Today I was reminded that I live in an amazingly beautiful place. We hiked through St. Edwards Park again today, just a short 3 miler or thereabouts… But man. I felt like I was in a ‘Visit the Beautiful PNW’ advertisement or something. It’s amazing here… It’s Mother’s Day today, and I was showered with homemade treasures- a cute little pinch pot from Boy and a beautiful optical illusion card from Girl. Jude wrapped the pot in tissue to make it look like a big piece of candy. It was so cute! I had a delicious breakfast served to me, an Indian food feast for dinner, a hike, a run/ walk, I got a pair of jeans, some new capris and even a new purse.

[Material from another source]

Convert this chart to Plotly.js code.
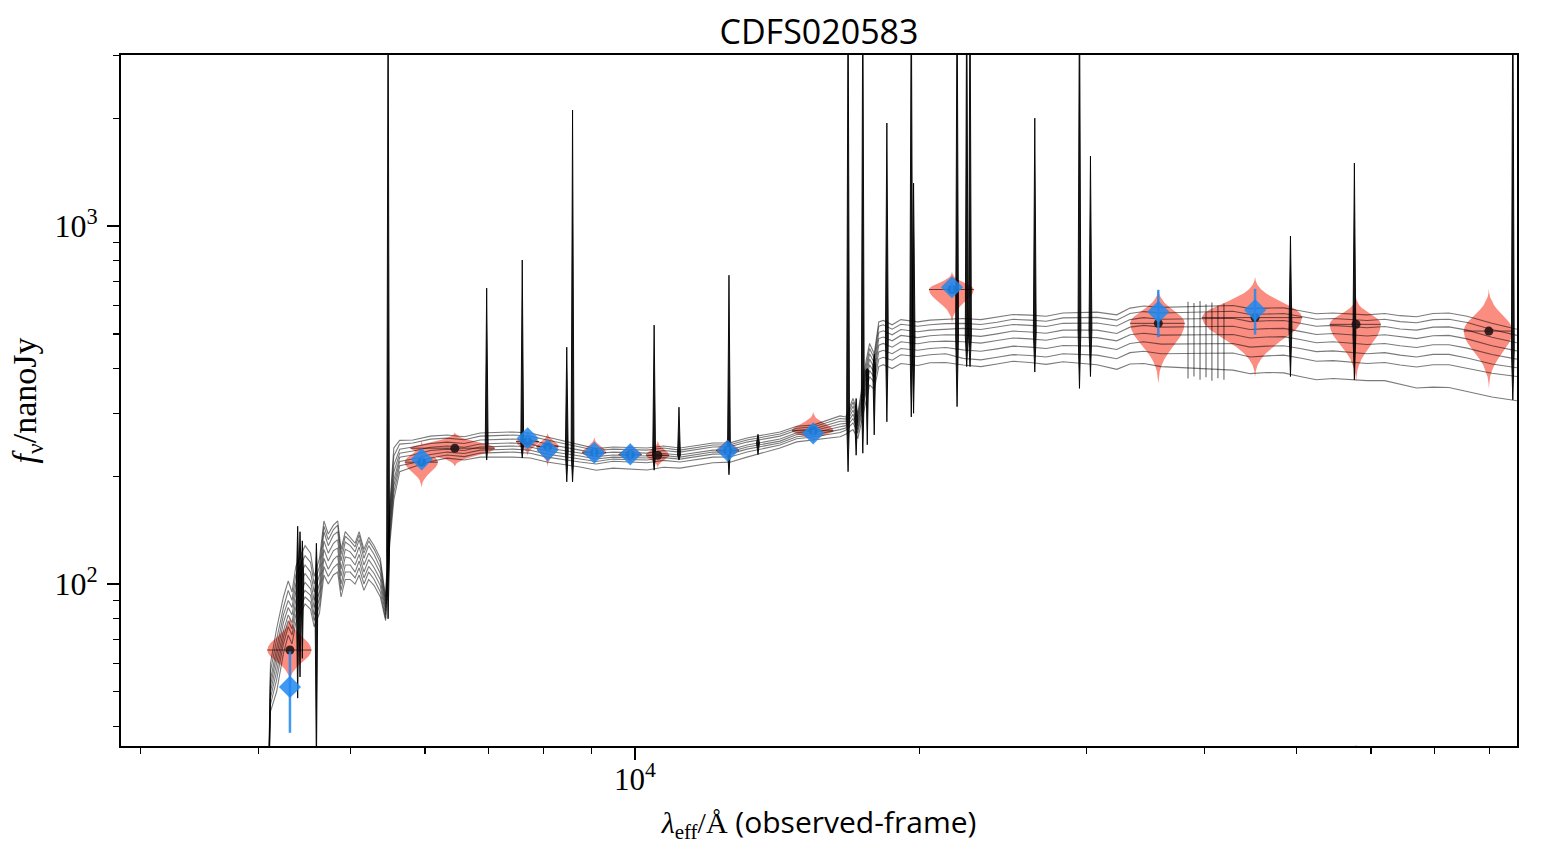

I’ve been spoiled rotten today. My family is wonderful. 🙂
Happy Mother’s Day to all moms, moms to be and those who are thinking of motherhood in one way or another.
I’m coming clean: I didn’t meet my goals this week.
I know. There could be worse things and there are definitely some solid reasons for not doing better, so I’m not being too hard on myself, but still. It annoys me that the little things impact the big things. Perhaps it’s the myriad of changes (oh my, changes are afoot, I’ll let you know more about what the hay is happenin’ in the very near future) and it definitely has to do with the stress of my job and family and my crazy emotions of the past week… Lots of reasons. Not excuses.
So, what went well?
I ran about ten miles.
I lost a few pounds.
What didn’t go well?
Three of those miles were on the elliptical.
None of those were for my long run. I skipped my long run!
PMS ended on Friday night, if you know what I mean, and I allow myself to take it easy when that happens, so I skipped my big run yesterday and today we hiked, which was awesome, but it wasn’t running, though we did probably get about a mile of running in with the kids, here and there. I guess that’s the thing to remember, though. It’s okay to take my training as it makes sense. I don’t have to be this perfect model of weightloss and exercise. I’m still doing great. We kept comparing this Mother’s Day to last Mother’s Day and realized how very far we’ve come as a family.
That said, within this paradigm of ‘Tamara Shazam’ that I have created, I’m allowed imperfection and failures and I seem to forget that. I intend to use this space as an opportunity for transparency and, thus, accountability. I don’t want to publicly fail…not that I necessarily failed this week. This site helps keep me in line, but that just means greater accountability, it doesn’t mean perfection.
Ok, I suppose, from that, you get a glimpse into my inner workings, the circular logic arguments I get in with myself. 🙂 When I think about it pragmatically, obviously the training schedule I’m on is a little intense for me. I have to remember I can go slow, listen to my body. That said, I should be trained up, at this point, for this level of intensity. I suppose it’s reasonable to expect that I should try for the same 3-3-3-4 mile schedule again this week with strength training sprinkled throughout. Maybe this week I’ll be successful again like the week before last and I’ll finish strong. Cheers for a healthy week with good intentions!